## GOAL OF THE EXERCISE:
Retype the data exactly, from its first line to the line containing "0.775, 0.8, 0.825, 0.85, 0.875, 0.9, 0.925, 0.95, 0.975, 1.0]", including both, and skip any picture.

## PROVIDED MATERIAL:
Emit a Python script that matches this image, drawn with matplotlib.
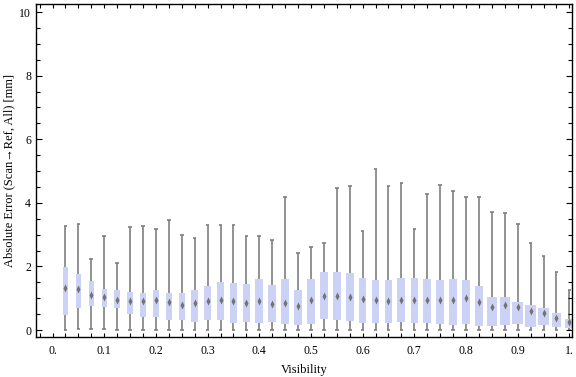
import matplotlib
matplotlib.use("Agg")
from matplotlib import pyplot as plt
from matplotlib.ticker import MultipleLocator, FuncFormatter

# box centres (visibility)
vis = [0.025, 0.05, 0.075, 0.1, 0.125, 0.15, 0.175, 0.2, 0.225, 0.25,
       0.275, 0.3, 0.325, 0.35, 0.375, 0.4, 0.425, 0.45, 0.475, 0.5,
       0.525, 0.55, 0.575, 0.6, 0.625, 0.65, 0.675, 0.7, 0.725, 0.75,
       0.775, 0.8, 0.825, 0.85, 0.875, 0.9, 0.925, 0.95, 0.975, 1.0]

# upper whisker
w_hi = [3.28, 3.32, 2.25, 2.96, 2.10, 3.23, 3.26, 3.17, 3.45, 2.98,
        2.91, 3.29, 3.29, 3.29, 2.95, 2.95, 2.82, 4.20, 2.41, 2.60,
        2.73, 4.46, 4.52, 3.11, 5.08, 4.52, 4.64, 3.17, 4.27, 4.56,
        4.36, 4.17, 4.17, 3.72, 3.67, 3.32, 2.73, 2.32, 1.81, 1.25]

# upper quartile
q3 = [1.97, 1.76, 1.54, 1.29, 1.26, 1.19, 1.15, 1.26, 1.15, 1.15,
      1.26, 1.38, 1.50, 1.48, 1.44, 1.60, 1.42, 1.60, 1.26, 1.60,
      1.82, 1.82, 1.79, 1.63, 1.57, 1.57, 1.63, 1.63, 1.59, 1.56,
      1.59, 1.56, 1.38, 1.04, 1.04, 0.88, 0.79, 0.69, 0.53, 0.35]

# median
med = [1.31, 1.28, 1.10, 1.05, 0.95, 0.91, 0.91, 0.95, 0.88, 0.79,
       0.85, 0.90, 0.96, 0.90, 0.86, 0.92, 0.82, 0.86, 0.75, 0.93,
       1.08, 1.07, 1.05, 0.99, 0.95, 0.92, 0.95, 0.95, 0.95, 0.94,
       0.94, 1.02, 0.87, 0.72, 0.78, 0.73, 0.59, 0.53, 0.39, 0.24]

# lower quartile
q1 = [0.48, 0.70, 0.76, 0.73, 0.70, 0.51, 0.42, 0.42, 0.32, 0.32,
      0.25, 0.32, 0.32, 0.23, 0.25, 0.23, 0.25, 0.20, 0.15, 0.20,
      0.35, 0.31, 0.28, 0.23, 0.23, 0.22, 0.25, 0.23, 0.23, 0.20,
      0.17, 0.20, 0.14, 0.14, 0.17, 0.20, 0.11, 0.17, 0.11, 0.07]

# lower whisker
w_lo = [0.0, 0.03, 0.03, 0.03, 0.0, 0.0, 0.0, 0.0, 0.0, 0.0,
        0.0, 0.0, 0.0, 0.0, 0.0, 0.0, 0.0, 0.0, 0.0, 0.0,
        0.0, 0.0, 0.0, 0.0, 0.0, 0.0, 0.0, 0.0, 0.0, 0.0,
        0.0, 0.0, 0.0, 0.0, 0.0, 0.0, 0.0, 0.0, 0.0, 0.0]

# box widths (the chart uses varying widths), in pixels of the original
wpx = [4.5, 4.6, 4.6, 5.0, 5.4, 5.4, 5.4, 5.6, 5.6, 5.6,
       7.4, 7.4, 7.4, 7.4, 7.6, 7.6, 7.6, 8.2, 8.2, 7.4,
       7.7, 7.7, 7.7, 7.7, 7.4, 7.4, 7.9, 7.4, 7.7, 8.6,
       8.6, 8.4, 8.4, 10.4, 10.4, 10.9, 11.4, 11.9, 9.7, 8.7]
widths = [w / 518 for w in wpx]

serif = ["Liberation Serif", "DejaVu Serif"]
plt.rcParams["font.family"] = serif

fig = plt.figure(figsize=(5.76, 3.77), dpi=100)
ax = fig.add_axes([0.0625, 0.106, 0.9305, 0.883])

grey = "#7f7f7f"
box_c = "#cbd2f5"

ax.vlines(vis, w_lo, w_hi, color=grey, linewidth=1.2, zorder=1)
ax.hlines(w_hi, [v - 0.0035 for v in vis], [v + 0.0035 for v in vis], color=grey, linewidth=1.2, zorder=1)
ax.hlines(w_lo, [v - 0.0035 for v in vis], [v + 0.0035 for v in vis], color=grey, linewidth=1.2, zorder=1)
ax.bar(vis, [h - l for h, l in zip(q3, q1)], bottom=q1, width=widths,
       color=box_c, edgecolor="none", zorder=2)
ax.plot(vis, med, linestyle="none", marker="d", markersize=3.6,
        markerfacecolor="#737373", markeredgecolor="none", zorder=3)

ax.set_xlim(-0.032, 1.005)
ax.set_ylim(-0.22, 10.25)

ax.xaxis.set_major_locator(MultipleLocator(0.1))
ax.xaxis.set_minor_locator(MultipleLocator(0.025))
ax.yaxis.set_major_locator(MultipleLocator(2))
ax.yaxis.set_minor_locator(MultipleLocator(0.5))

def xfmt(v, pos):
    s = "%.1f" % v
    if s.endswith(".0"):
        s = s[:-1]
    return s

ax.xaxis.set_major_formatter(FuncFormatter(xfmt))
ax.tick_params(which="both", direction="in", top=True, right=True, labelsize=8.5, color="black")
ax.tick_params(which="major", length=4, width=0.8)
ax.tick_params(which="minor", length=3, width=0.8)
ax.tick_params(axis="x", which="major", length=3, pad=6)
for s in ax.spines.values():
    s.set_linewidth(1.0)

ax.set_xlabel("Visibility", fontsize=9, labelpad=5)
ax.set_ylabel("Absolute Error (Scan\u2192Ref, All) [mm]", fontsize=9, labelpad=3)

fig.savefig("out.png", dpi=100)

## EXERCISE OUTPUT:
Emit a Python script that matches this image, drawn with matplotlib.
import matplotlib
matplotlib.use("Agg")
from matplotlib import pyplot as plt
from matplotlib.ticker import MultipleLocator, FuncFormatter

# box centres (visibility)
vis = [0.025, 0.05, 0.075, 0.1, 0.125, 0.15, 0.175, 0.2, 0.225, 0.25,
       0.275, 0.3, 0.325, 0.35, 0.375, 0.4, 0.425, 0.45, 0.475, 0.5,
       0.525, 0.55, 0.575, 0.6, 0.625, 0.65, 0.675, 0.7, 0.725, 0.75,
       0.775, 0.8, 0.825, 0.85, 0.875, 0.9, 0.925, 0.95, 0.975, 1.0]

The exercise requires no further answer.